Rather than deriving every time, you can use a reliable method:

Method (recommended):
1) Determine whether there is a net reflection phase difference of 0 or \pi between the two reflected rays.
2) Treat a net \pi shift as adding an extra half-wavelength condition.
3) Use wavelength in the film \lambda_{\text{film}}.

Case A: One phase inversion (net \pi shift)

This happens when one reflected ray flips phase and the other does not.

For reflected light:

• Constructive (bright):

2t = \left(m+\frac{1}{2}\right)\lambda_{\text{film}}

• Destructive (dark):

2t = m\lambda_{\text{film}}

Case B: Zero or two phase inversions (net 0 shift)

This happens when both reflected rays either flip or both do not.

For reflected light:

• Constructive (bright):

2t = m\lambda_{\text{film}}

• Destructive (dark):

2t = \left(m+\frac{1}{2}\right)\lambda_{\text{film}}

In both cases, m = 0, 1, 2, \dots.

Notice how the “bright” and “dark” conditions swap depending on whether there is a net phase inversion. That swap is the heart of thin film interference.

How to decide the number of phase inversions

You compare refractive indices at each reflecting boundary.

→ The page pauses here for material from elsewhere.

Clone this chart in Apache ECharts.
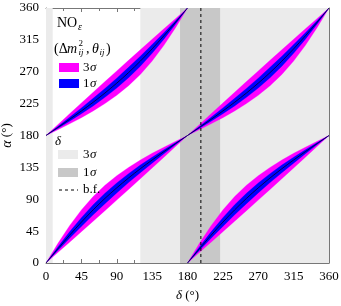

A common setup is a film surrounded by air:

• Top reflection: air to film. If n_{\text{film}} > n_{\text{air}}, the top reflection has a \pi shift.
• Bottom reflection: film to air. Since it reflects from higher to lower index, there is no shift.

That gives one inversion (Case A).

Another setup: anti-reflective coating on glass. You might have air, coating, glass, with indices typically increasing: n_{\text{air}} < n_{\text{coat}} < n_{\text{glass}}.

• Top reflection (air to coat): phase shift \pi.
• Bottom reflection (coat to glass): also reflects from lower to higher, so phase shift \pi.

That gives two inversions (Case B), which changes the thickness needed for destructive reflection.

Worked example: soap bubble colors (one inversion)

A soap film in air has n_{\text{film}} = 1.33 and thickness t = 250 nm. For approximately normal incidence, determine a wavelength in air \lambda_0 that is strongly reflected (constructive) assuming one phase inversion.

1) One inversion means constructive reflection occurs when:

2t = \left(m+\frac{1}{2}\right)\lambda_{\text{film}}

2) Compute 2t:

2t = 500\text{ nm}

3) Solve for \lambda_{\text{film}}:

\lambda_{\text{film}} = \frac{2t}{m+\frac{1}{2}}

Try the smallest visible-order solution (often m=0 gives a wavelength that may be too short once converted to air):

For m=0:

\lambda_{\text{film}} = \frac{500}{0.5} = 1000\text{ nm}

Convert to air wavelength using \lambda_0 = n_{\text{film}}\lambda_{\text{film}}:

\lambda_0 = (1.33)(1000\text{ nm}) = 1330\text{ nm}

That is infrared, not visible. Try m=1:

\lambda_{\text{film}} = \frac{500}{1.5} \approx 333\text{ nm}

\lambda_0 = (1.33)(333\text{ nm}) \approx 443\text{ nm}

So the film strongly reflects about 443 nm light (blue).

Worked example: anti-reflective coating idea (two inversions)

An anti-reflective coating is designed so that reflected light of wavelength \lambda_0 in air undergoes destructive interference. Suppose the coating has refractive index n_{\text{coat}} and there are two phase inversions (Case B). For normal incidence, destructive reflection occurs when:

2t = \left(m+\frac{1}{2}\right)\lambda_{\text{film}}

A common design chooses the smallest nonzero thickness (take m=0):

2t = \frac{1}{2}\lambda_{\text{film}}

so

t = \frac{\lambda_{\text{film}}}{4}

Using \lambda_{\text{film}} = \lambda_0/n_{\text{coat}}:

t = \frac{\lambda_0}{4n_{\text{coat}}}

Interpretation: a quarter-wave coating can minimize reflection at a chosen wavelength when the phase-inversion situation matches Case B.

What goes wrong in thin-film reasoning

• Students often forget to use \lambda_{\text{film}} (shorter wavelength inside the film). If you use \lambda_0 directly in the 2t condition without adjusting for n, you’ll get the wrong thickness.
• Students mix up whether they’re asked about reflected light or transmitted light. The bright/dark conditions can differ depending on which rays you compare.
• Students assume “one inversion is always true.” It depends on the surrounding materials.

Exam Focus

• Typical question patterns:
  • Given indices and thickness, find which wavelength(s) are strongly reflected (or suppressed) at normal incidence.
  • Determine whether there is one or two phase inversions by comparing refractive indices at boundaries.
  • Use the quarter-wave thickness result t = \lambda_0/(4n) in anti-reflection contexts when appropriate.
• Common mistakes:
  • Forgetting the reflection phase shift rule (higher-index reflection gives a \pi shift).
  • Using \lambda_0 instead of \lambda_{\text{film}} = \lambda_0/n in the path condition.
  • Swapping the constructive/destructive conditions without checking whether the net phase inversion is 0 or \pi.